Hacker Newsnew | past | comments | ask | show | jobs | submitlogin
Why everything you think about User Centred Design is wrong (000fff.org)
28 points by ThomPete on Nov 24, 2009 | hide | past | favorite | 13 comments


Some of the points in this article are correct (e.g. UCD isn't applicable to every single design decision), but the main thesis depends on a couple of false assumptions.

He asks, "Which of the following ways would you think gave you the most valuable feedback?" He submits that almost everyone would agree the real hammer will provide more valuable feedback than the paper or foam ones. This part is true. The next statement is false. He states that UCD practitioners would have chosen differently had the product been a web site instead of a hammer. They would have chosen the paper prototype, he says. That's just not true. UCD advocates the use of paper prototypes, not because they provide more valuable feedback, but because they are much easier to build. This means that you can test more of them in a shorter period of time. That's a very important distinction.

His graph of the UCD process essentially depicts it as a waterfall process, where there are several design steps with big Implement and Deploy steps at the end. That's also usually far from the truth. UCD is very iterative and, if done correctly, involves launching early and using data from real-world usage at each iteration.

It's easy to criticize something if you fabricate its weaknesses. The title of this post is pretty ironic.


I expected a thought-provoking read, but instead I get the impression that the author doesn't really understand prototyping, or the design process in general. Maybe the end has some brilliant revelation that makes it all worthwhile - I wouldn't know because I stopped reading about a third of the way through.

A couple specific gripes:

* That hammer analogy is just awful.
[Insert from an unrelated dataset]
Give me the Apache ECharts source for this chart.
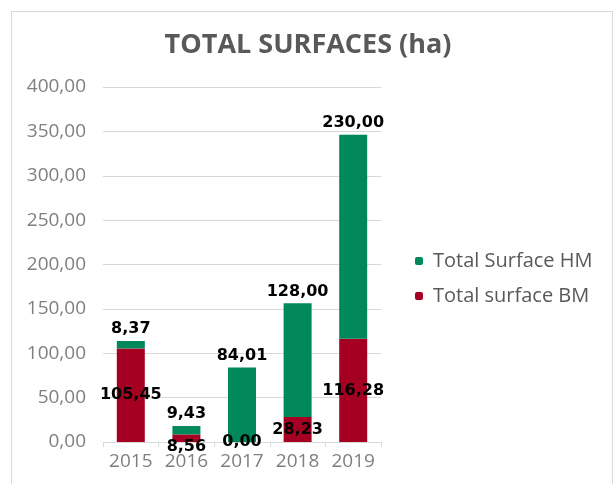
<!DOCTYPE html>
<html>
<head>
<meta charset="utf-8">
<script src="https://cdn.jsdelivr.net/npm/echarts@6/dist/echarts.min.js"></script>
<style>
  html, body { margin: 0; padding: 0; background: #fff; }
  #chart { width: 616px; height: 484px; }
</style>
</head>
<body>
<div id="chart"></div>
<script>
const years = ["2015", "2016", "2017", "2018", "2019"];
const surfaceBM = [105.45, 8.56, 0.0, 28.23, 116.28];
const surfaceHM = [8.37, 9.43, 84.01, 128.0, 230.0];
const yTicks = [0, 50, 100, 150, 200, 250, 300, 350, 400];

const fmt = (v) => Number(v).toFixed(2).replace(".", ",");

const myChart = echarts.init(document.getElementById("chart"));

const labelStyle = {
  show: true,
  fontFamily: "DejaVu Sans",
  fontWeight: "bold",
  fontSize: 16,
  color: "#000",
  formatter: (p) => fmt(p.value),
};

// the small 2016 label sits just under the axis in the original
const bmData = surfaceBM.map((v, i) =>
  i === 1 ? { value: v, label: { offset: [0, 9] } } : v
);

const option = {
  animation: false,
  title: {
    text: "TOTAL SURFACES (ha)",
    left: "center",
    top: 27,
    textStyle: {
      fontFamily: "Open Sans",
      fontWeight: "bold",
      fontSize: 27,
      color: "#595959",
    },
  },
  graphic: [
    {
      type: "rect",
      shape: { x: 11.5, y: 11.5, width: 601, height: 480 },
      style: { fill: "none", stroke: "#d9d9d9", lineWidth: 1 },
      silent: true,
    },
  ],
  legend: {
    orient: "vertical",
    left: 410,
    top: 246,
    itemWidth: 8,
    itemHeight: 8,
    itemGap: 15,
    data: ["Total Surface HM", "Total surface BM"],
    textStyle: {
      fontFamily: "Open Sans",
      fontSize: 20,
      color: "#595959",
      padding: [0, 0, 0, 5],
    },
  },
  grid: { left: 103, right: 235, top: 87, bottom: 42 },
  xAxis: {
    type: "category",
    data: years,
    axisLine: { lineStyle: { color: "#d9d9d9" } },
    axisTick: { show: true, length: 5, lineStyle: { color: "#d9d9d9" } },
    axisLabel: {
      interval: 0,
      fontFamily: "Open Sans",
      fontSize: 19,
      color: "#7f7f7f",
      margin: 10,
    },
  },
  yAxis: {
    type: "value",
    min: yTicks[0],
    max: yTicks[yTicks.length - 1],
    interval: 50,
    splitLine: { lineStyle: { color: "#d9d9d9" } },
    axisLabel: {
      fontFamily: "Open Sans",
      fontSize: 19,
      color: "#7f7f7f",
      margin: 17,
      formatter: (v) => fmt(v),
    },
  },
  series: [
    {
      name: "Total surface BM",
      type: "bar",
      stack: "total",
      barWidth: 28,
      data: bmData,
      itemStyle: { color: "#a50021" },
      label: Object.assign({}, labelStyle, { position: "inside" }),
    },
    {
      name: "Total Surface HM",
      type: "bar",
      stack: "total",
      barWidth: 28,
      data: surfaceHM,
      itemStyle: { color: "#00875a" },
      label: Object.assign({}, labelStyle, { position: "top", distance: 4 }),
    },
  ],
};

myChart.setOption(option);
</script>
</body>
</html>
A paper representation of a hammer loses all functionality of a hammer. A paper representation of a website loses very little. Also, which would be worse - to draw a hammer for someone and have them say "why does the claw not have a space in the middle for a nail?" or to have them say that after you've spent a month creating your prototype?

* "According to studies by J.Nielsen, users don’t scroll... None-the-less, users scroll more than ever..." ...and so clearly Nielsen doesn't know anything. Except he has long since stated that his original scrolling findings are not nearly as true any more. Times changed and users started scrolling. Anyone repeating that trope is just out of date. Anyone like, say, this post.


The author presents a strawman version of UCD and then tears it down but there is one important point in the article: UCD really hasn't fully come to grips with the new era of web applications.

Everything taught in schools about UCD leads up to the final prototyping stage but there's very little discussion about how UCD applies after a product is launched. A large part of this has to do with much of UCD research and literature being driven by academia.

There's a whole host of amazing UCD stuff you can do with a live web app: A/B testing, polling, behavior tracking, logging etc. However, academics typically don't have access to applications being used by real users & companies are focused more on being effective than documenting their practices so there's a disconnect.

Some of the most interesting research coming out of UCD right now comes from PhD students in HCI doing summer internships at places like facebook, Google & Yahoo. They have access to interesting sources of data yet are concerned more for scientific validity than effectiveness so they're asking different questions about it.


Where is the strawman? The wikipedia version? Or the way I say it's applied?

The very thing that you point out as being relevant is my point exactly. That UCD should test on customers not users in a real environment.

I am not against any of the mentioned A/B testing, polling, behavior tracking, logging etc. those are the very things I would wish more would do.

The problem is that I am of course stepping on a lot of peoples toes that do exactly what I am after. And there are more than you would think. That is least what my 14 years of working with hundreds of clients have shown me.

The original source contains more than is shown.